公共政策の倫理学(旧地方自治の倫理学)

元藤沢市議酒井信孝のブログです。

議事録軽視の本末転倒

 議事録からは読み取れないことがあるから議会史編纂には意味がある、という的外れな主張が多く聞かれた。
 議会制民主主義の根幹は議会における議論や議決であって、その記録が議事録である。議員は市民を代表して議会で発言や議決に臨み、市民は議会の全てを知ることができなければならない。議員は、公式に記録される議事録に、読んだ市民がしっかりと理解できるように発言しなければならない。議員の仕事は議事録に発言を残すこととも換言できる。

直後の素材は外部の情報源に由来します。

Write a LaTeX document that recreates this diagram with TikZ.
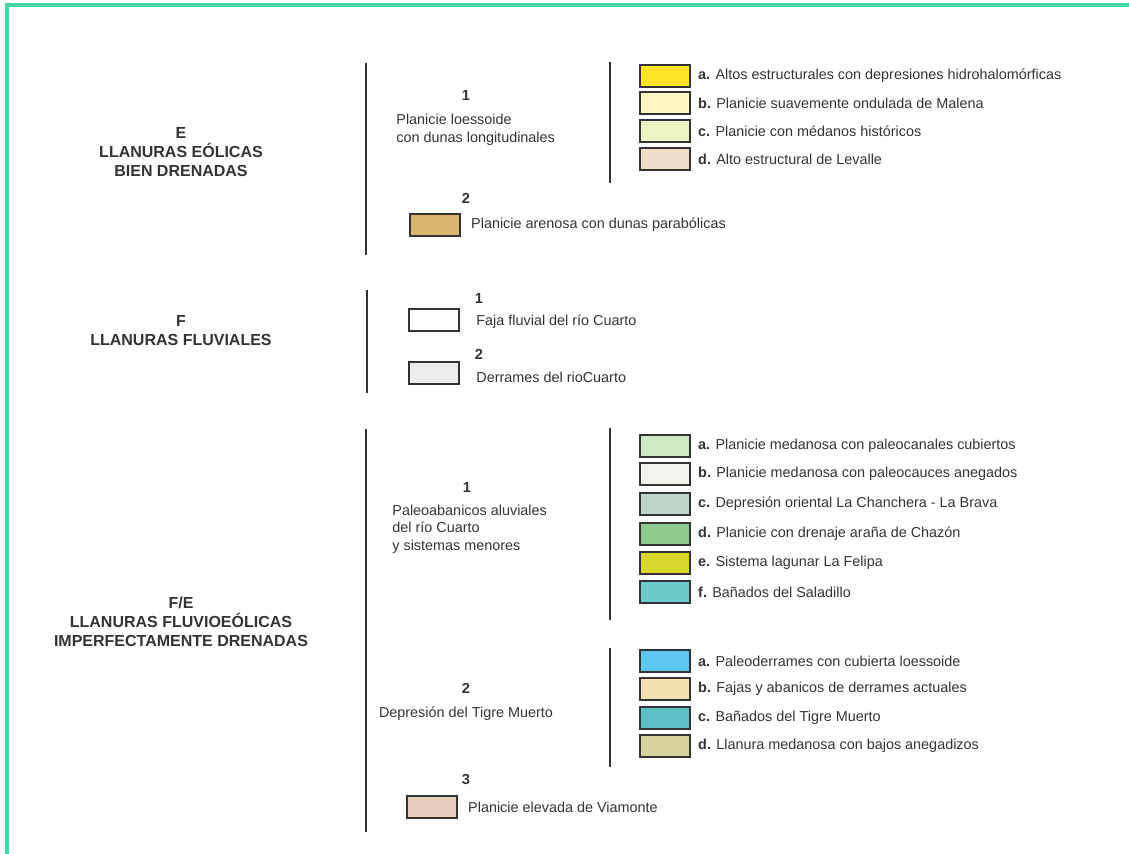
\documentclass[tikz,border=0pt]{standalone}
\usepackage{fontspec}
\setmainfont{Liberation Sans}
\usetikzlibrary{positioning}

\definecolor{framegreen}{HTML}{44D9A2}
\definecolor{ink}{HTML}{333333}
\definecolor{eA}{HTML}{FFE524}
\definecolor{eB}{HTML}{FFF6C2}
\definecolor{eC}{HTML}{EEF3C3}
\definecolor{eD}{HTML}{F1DFCB}
\definecolor{eTwo}{HTML}{D8B46E}
\definecolor{fTwo}{HTML}{EDEDED}
\definecolor{feA}{HTML}{CDE8C2}
\definecolor{feB}{HTML}{F4F4EE}
\definecolor{feC}{HTML}{BDD6C7}
\definecolor{feD}{HTML}{8FCB8F}
\definecolor{feE}{HTML}{D7D72C}
\definecolor{feF}{HTML}{6DCACB}
\definecolor{fgA}{HTML}{5CC8F0}
\definecolor{fgB}{HTML}{F5E2B2}
\definecolor{fgC}{HTML}{5FC1C8}
\definecolor{fgD}{HTML}{D8D29C}
\definecolor{fThree}{HTML}{E7CEBF}

\tikzset{
    frame/.style={draw=framegreen, line width=1.6pt},
    bar/.style={draw=ink, line width=1pt},
    heading/.style={align=center, text=ink, font=\bfseries\fontsize{8}{9.5}\selectfont},
    num/.style={text=ink, inner sep=0pt, font=\bfseries\fontsize{7.3}{9}\selectfont},
    desc/.style={align=left, anchor=west, inner sep=1pt, text=ink, font=\fontsize{7.2}{8.8}\selectfont},
    item/.style={anchor=west, inner sep=1pt, text=ink, font=\fontsize{7.2}{8.8}\selectfont},
    swatch/.style={draw=ink, line width=0.8pt, minimum width=25pt, minimum height=11pt, inner sep=0pt}
}

\begin{document}
\begin{tikzpicture}[x=0.5pt,y=-0.5pt]
    \useasboundingbox (0,0) rectangle (1129,854);
    \draw[frame] (7,854) -- (7,5) -- (1129,5);

    \node[heading] (eolicas) at (181,152) {E\\LLANURAS EÓLICAS\\BIEN DRENADAS};
    \node[heading] (fluviales) at (181,331) {F\\LLANURAS FLUVIALES};
    \node[heading] (fluvioeolicas) at (181,622) {F/E\\LLANURAS FLUVIOEÓLICAS\\IMPERFECTAMENTE DRENADAS};

    \draw[bar] (366,63) -- (366,255);
    \draw[bar] (367,290) -- (367,393);
    \draw[bar] (366,429) -- (366,832);
    \draw[bar] (610,62) -- (610,183);
    \draw[bar] (610,428) -- (610,620);
    \draw[bar] (610,648) -- (610,767);

    \node[num] (eone) at (466,95) {1};
    \node[desc] (eonedesc) at (394,130) {Planicie loessoide\\con dunas longitudinales};
    \node[swatch, fill=eA] (ea) at (665,76) {};
    \node[item, right=2.5pt of ea] (eatext) {\textbf{a.} Altos estructurales con depresiones hidrohalomórficas};
    \node[swatch, fill=eB] (eb) at (665,103) {};
    \node[item, right=2.5pt of eb] (ebtext) {\textbf{b.} Planicie suavemente ondulada de Malena};
    \node[swatch, fill=eC] (ec) at (665,131) {};
    \node[item, right=2.5pt of ec] (ectext) {\textbf{c.} Planicie con médanos históricos};
    \node[swatch, fill=eD] (ed) at (665,159) {};
    \node[item, right=2.5pt of ed] (edtext) {\textbf{d.} Alto estructural de Levalle};

    \node[num] (etwo) at (466,198) {2};
    \node[swatch, fill=eTwo] (etwobox) at (435,225) {};
    \node[item, right=4pt of etwobox] (etwotext) {Planicie arenosa con dunas parabólicas};

    \node[num] (fone) at (479,298) {1};
    \node[swatch, fill=white] (fonebox) at (434,320) {};
    \node[item] (fonetext) at (474,322) {Faja fluvial del río Cuarto};
    \node[num] (ftwo) at (479,354) {2};
    \node[swatch, fill=fTwo] (ftwobox) at (434,373) {};
    \node[item] (ftwotext) at (474,377) {Derrames del rioCuarto};

    \node[num] (feone) at (467,487) {1};
    \node[desc] (feonedesc) at (390,529) {Paleoabanicos aluviales\\del río Cuarto\\y sistemas menores};
    \node[swatch, fill=feA] (fea) at (665,446) {};
    \node[item, right=2.5pt of fea] (featext) {\textbf{a.} Planicie medanosa con paleocanales cubiertos};
    \node[swatch, fill=feB] (feb) at (665,474) {};
    \node[item, right=2.5pt of feb] (febtext) {\textbf{b.} Planicie medanosa con paleocauces anegados};
    \node[swatch, fill=feC] (fec) at (665,504) {};
    \node[item, right=2.5pt of fec] (fectext) {\textbf{c.} Depresión oriental La Chanchera - La Brava};
    \node[swatch, fill=feD] (fed) at (665,534) {};
    \node[item, right=2.5pt of fed] (fedtext) {\textbf{d.} Planicie con drenaje araña de Chazón};
    \node[swatch, fill=feE] (fee) at (665,563) {};
    \node[item, right=2.5pt of fee] (feetext) {\textbf{e.} Sistema lagunar La Felipa};
    \node[swatch, fill=feF] (fef) at (665,592) {};
    \node[item, right=2.5pt of fef] (feftext) {\textbf{f.} Bañados del Saladillo};

    \node[num] (fetwo) at (466,688) {2};
    \node[desc, anchor=center] (fetwodesc) at (466,714) {Depresión del Tigre Muerto};
    \node[swatch, fill=fgA] (fga) at (665,661) {};
    \node[item, right=2.5pt of fga] (fgatext) {\textbf{a.} Paleoderrames con cubierta loessoide};
    \node[swatch, fill=fgB] (fgb) at (665,689) {};
    \node[item, right=2.5pt of fgb] (fgbtext) {\textbf{b.} Fajas y abanicos de derrames actuales};
    \node[swatch, fill=fgC] (fgc) at (665,718) {};
    \node[item, right=2.5pt of fgc] (fgctext) {\textbf{c.} Bañados del Tigre Muerto};
    \node[swatch, fill=fgD] (fgd) at (665,746) {};
    \node[item, right=2.5pt of fgd] (fgdtext) {\textbf{d.} Llanura medanosa con bajos anegadizos};

    \node[num] (fethree) at (466,779) {3};
    \node[swatch, fill=fThree] (fethreebox) at (432,807) {};
    \node[item, right=4pt of fethreebox] (fethreetext) {Planicie elevada de Viamonte};
\end{tikzpicture}
\end{document}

 本来、議員が一番心掛けるべきは、議事録を読んだ市民が、議論を正確にわかりやすく理解できるように発言することである。だが、藤沢市議会のように、会議の休憩を恣意的に頻発し、込み入った議論や本音は『休憩』中に行い、都合の悪いことを議事録に残さないように操作しているから、議事録を読んでいてもその背景や本質が読み取れないのである。それこそ、議論の背景を記録しようというのであれば、休憩中の議論も議事録に載せるべきだ。
 議事録は録音や速記を起こした生データである。一方、議会史を編纂するために聞き取ったり、資料集めをした場合、それが虚偽や捏造ではなく本物、真実であるかをどのようにして判断するのか?それは、学術研究レベルの検証が必要である。

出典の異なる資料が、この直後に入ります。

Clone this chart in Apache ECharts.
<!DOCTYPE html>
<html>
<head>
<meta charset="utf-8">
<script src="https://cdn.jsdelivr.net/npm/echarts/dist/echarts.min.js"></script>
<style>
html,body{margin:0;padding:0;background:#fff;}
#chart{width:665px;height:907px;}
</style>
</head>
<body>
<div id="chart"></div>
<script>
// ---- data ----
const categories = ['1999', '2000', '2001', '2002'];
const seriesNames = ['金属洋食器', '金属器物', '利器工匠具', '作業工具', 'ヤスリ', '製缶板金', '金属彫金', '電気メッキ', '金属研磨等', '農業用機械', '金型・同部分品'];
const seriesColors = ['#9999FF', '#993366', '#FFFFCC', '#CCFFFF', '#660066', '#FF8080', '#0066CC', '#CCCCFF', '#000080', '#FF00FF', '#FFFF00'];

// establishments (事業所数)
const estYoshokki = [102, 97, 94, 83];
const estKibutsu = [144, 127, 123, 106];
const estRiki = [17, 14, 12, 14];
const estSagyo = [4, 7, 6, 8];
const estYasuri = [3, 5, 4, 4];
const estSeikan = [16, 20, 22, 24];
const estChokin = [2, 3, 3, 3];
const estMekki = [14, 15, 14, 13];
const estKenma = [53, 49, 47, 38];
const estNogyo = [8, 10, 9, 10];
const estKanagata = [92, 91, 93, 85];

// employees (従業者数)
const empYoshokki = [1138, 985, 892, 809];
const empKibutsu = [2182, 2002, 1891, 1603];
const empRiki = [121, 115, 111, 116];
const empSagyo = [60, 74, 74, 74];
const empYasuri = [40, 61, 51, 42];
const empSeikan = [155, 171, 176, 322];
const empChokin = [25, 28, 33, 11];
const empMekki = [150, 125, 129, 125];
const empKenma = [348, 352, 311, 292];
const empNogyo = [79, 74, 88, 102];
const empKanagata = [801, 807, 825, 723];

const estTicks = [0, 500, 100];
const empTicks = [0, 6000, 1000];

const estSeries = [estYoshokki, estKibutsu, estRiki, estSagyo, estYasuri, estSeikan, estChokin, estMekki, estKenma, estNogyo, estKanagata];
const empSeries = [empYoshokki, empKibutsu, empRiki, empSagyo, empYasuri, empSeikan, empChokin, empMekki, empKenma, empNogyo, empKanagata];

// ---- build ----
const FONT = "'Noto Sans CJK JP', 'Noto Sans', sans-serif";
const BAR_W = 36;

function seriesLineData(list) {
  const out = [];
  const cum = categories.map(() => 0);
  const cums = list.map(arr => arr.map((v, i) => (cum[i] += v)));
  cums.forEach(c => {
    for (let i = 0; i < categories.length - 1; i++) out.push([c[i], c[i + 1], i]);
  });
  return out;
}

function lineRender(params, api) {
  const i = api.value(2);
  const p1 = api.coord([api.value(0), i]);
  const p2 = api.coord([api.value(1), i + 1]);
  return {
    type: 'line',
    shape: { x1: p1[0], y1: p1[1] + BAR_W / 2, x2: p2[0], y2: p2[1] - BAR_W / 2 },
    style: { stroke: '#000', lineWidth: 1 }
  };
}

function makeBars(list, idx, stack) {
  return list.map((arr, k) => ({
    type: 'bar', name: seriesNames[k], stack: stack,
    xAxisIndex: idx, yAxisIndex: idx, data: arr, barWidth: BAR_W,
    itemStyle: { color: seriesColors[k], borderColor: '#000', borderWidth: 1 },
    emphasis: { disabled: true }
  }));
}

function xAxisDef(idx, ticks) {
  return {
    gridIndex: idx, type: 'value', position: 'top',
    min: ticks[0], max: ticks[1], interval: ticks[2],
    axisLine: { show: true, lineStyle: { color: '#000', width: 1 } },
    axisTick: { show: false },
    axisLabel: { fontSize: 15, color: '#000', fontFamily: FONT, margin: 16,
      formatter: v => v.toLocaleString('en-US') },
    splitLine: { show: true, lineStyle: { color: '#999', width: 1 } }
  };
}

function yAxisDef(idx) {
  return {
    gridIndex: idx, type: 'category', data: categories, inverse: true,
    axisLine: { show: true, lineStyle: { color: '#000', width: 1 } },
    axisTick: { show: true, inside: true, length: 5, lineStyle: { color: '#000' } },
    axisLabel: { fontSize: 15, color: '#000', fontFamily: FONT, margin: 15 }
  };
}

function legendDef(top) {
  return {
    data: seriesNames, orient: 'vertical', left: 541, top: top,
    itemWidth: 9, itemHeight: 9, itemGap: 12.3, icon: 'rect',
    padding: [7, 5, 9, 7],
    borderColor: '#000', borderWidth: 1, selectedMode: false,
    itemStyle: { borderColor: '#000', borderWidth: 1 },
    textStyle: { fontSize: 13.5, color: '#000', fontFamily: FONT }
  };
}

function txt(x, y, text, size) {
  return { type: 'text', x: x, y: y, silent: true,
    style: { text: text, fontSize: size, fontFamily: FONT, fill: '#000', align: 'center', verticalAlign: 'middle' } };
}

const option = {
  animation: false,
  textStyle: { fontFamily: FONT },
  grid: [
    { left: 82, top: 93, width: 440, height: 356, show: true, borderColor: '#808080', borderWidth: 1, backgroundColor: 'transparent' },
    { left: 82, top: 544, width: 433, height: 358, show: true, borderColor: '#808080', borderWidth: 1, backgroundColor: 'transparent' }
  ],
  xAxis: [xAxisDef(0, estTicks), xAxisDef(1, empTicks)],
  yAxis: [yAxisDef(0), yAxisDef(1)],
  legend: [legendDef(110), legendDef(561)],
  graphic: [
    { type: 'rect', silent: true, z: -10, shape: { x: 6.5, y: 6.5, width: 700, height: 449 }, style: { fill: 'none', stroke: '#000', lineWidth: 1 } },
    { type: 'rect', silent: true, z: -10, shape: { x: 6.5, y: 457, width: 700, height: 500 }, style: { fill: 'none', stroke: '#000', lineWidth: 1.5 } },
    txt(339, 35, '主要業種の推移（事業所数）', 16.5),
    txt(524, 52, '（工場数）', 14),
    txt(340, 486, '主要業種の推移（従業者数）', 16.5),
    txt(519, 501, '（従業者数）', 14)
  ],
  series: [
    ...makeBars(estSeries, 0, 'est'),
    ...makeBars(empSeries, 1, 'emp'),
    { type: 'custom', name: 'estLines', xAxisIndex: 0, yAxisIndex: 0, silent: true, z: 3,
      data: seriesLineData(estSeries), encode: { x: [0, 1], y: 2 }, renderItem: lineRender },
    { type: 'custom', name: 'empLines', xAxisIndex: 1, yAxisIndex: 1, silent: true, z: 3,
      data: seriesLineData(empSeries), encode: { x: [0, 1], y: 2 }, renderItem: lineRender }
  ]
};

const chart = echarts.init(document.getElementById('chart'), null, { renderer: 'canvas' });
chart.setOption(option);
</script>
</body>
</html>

 そうした学術レベルの検討・検証もなされず、執筆者任せで記述された議会史など、何の役に立つと言うのか。「議会史にはこう書かれています」と言われたところで、単なる権威主義にしかならない。
 本当に意味のある議会史を作りたいのであれば、そのための記録や資料の保存をしていなくてはならない。何より議事録こそが、議会制民主主義における最も重要な記録であるのだから、そこに全てを反映するように議会活動を行うことが議員の責務である。
 そうした基本ができていない議会がまともな議会史を作れはしないし、形だけの無価値な遺物を創り出すために巨額の税金を浪費するなど、無駄遣い以外の何物でもない。